A novel that follows a trio of childhood friends from Dublin to northern California, Dan Sheehan’s debut novel, Restless Souls, nicely investigates male friendship as well as the impact of trauma. Strong first-person voices provide a narrative that flows easily, with dark humor used throughout.

Sheehan alternates two first-person points of view throughout the book. It opens with Karl, who’s waiting for his friend Tom to return home, after spending three years in Sarajevo during the siege in the early 1990’s. As Karl and Tom begin their journey to California with their friend Baz, Karl’s chapters alternate with chapters from Tom, and we slowly learn about what happened to Tom in Sarajevo. The trip to California is an attempt by Karl to help Tom deal with his PTSD. We also learn about Gabriel, another childhood friend, who committed suicide two years before the start of the novel. His specter hangs over all the characters: this is the trauma they all share.

Some of the most magical passages in this book include Gabriel.

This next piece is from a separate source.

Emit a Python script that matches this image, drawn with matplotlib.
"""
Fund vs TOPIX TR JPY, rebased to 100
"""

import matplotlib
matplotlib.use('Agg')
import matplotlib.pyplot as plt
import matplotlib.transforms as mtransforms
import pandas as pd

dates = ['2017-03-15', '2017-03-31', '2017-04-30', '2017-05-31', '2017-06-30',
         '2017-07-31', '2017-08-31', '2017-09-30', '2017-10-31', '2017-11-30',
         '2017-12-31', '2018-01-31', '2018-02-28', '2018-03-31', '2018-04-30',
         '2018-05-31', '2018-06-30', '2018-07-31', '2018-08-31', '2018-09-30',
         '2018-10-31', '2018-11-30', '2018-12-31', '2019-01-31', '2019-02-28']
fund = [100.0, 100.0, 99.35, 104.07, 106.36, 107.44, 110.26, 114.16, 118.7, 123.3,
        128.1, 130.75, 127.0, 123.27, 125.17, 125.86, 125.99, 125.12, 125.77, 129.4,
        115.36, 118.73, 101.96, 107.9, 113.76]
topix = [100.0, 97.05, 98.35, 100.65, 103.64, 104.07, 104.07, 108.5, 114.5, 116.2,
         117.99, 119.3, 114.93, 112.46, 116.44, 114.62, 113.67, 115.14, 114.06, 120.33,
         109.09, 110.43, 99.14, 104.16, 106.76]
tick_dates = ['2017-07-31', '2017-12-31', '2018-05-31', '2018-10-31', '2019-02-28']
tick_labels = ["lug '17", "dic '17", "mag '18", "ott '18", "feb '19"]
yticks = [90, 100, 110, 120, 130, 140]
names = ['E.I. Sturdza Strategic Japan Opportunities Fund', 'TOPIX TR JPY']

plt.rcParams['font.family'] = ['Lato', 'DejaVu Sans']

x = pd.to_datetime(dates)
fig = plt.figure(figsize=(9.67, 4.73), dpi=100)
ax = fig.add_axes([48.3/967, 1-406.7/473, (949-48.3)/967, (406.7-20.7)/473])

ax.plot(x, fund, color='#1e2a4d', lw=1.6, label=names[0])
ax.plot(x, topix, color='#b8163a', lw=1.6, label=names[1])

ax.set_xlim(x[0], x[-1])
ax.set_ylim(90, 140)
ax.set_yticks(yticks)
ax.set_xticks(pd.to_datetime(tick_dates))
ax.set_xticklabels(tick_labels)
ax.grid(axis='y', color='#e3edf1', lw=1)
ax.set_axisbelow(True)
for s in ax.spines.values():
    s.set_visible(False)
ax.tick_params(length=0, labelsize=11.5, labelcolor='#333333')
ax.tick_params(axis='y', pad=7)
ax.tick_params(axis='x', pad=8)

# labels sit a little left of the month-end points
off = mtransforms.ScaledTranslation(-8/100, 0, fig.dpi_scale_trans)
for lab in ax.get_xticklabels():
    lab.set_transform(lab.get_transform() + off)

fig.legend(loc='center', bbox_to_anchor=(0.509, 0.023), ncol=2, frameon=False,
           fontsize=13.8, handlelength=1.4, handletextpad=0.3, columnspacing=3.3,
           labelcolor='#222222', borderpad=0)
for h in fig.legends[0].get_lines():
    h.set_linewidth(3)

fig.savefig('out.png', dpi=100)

After the men get to California, but before they’ve reached their destination, there’s a marvelous scene in the desert in which Karl dreams about Gabriel. In the dream, Gabriel is there too, in California; the other two friends—Tom and Baz—are asleep in the car. Sheehan writes the scene as realism, not like a typical dream:

It’s the first time I’ve heard Gabriel’s voice in two years. The first time I’ve dreamt about him alive. It’s comforting to know that there’s more of him squirreled away in the vaults of my memory than I thought, but that doesn’t mean I can bring myself to look just yet.

As the scene progresses, the two friends talk and reminisce, with Sheehan using his well-tuned ear for conversation between old friends. As the scene/dream is seen through Karl’s POV, he constantly reminds himself that he is in a dream, and yet we are also very much in the moment of the scene:

I just nod, keep looking forward. I’m half afraid he’ll have that big purple bruise around his neck, or worse. After nearly two years in the ground. Though, if he does, it’ll be by my invention.

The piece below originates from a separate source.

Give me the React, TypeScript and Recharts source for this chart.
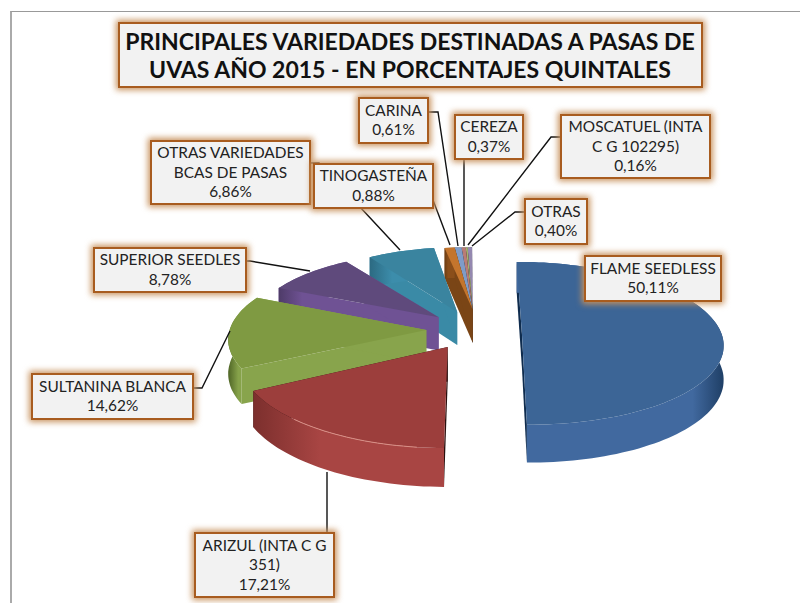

This play between the imagined and the real allows the dream to unfold as though it’s not a dream, and it forces us to realize how much Gabriel’s absence haunts Karl. And even while understanding that this is all imagined, Karl desperately wants to know whether Tom’s okay:

“Are you happy though? Really? You’re not just saying that?”

“Does it matter?”

“Oh course it fucking matters.”

“Why? So you can let him go too? Clear your conscience? What if I told you there was nothing at all?”

Later in the novel, when we’re in Tom’s POV in Sarajevo, he has just learned of Gabriel’s death. Sitting at a bar, he begins to see Gabriel everywhere, his guilt of not being home with Gabriel—to take care of him, to go to his funeral—becoming real:

Gabriel talking to a Japanese journalist at the end of the bar. Pulled three cigarettes from the journalist’s pack as he spoke. Gabriel’s hand on the back of his neck. Japanese scribbling notes, Gabriel putting one cigarette behind each ear. Third between his lips. He wore a long brown trench. Stroked a soul patch. Gabriel never had. This can’t be the last time I see him. It’s not fair. I got closer. His face blurred and then it was someone else. I waited for it to turn back. The man with Gabriel’s face was telling a story.

As in the earlier scene with Karl and Gabriel, this is a vision made real. It’s interesting to note how Sheehan moves between past and present tense here, underscoring the way the past and the present are colliding in the moment. The repetition of Gabriel’s name and of seeing a vision of Gabriel is reminiscent of the vision toward the start of Denis Johnson’s Train Dreams, after Granier has almost killed a man:

Walking home in the falling dark, Grainier almost met the Chinaman everywhere. Chinaman in the road. Chinaman in the woods. Chinaman walking softly, dangling his hands on arms like ropes. Chinaman dancing up out of the creek like a spider.

There’s no doubt here that Gabriel’s death looms large, and even larger still as Tom hovers near the thought of suicide himself. They’ve lost one friend; they certainly can’t lose another, and hence the reason for their journey: to try and save Tom and his life.

This spring, Alexander Chee published his wonderful essay collection How to Write an Autobiographical Novel. In “On Becoming an American Writer,” Chee writes:

Speak to your dead. Write for your dead. Tell them a story. What are you doing with this life? Let them hold you accountable. Let them make you bolder or more modest or louder or more loving, whatever it is, but ask them in, listen, and then write.

Both Tom and Karl speak to Gabriel through dreams and visions. And it is in the way that Sheehan takes these moments at face value, never letting them veer too far from the realism of the story, that makes them work. It is through these interactions with Gabriel that we truly learn about what haunts each of them. They’re listening to and writing for the dead as, one suspects, Sheehan is as well.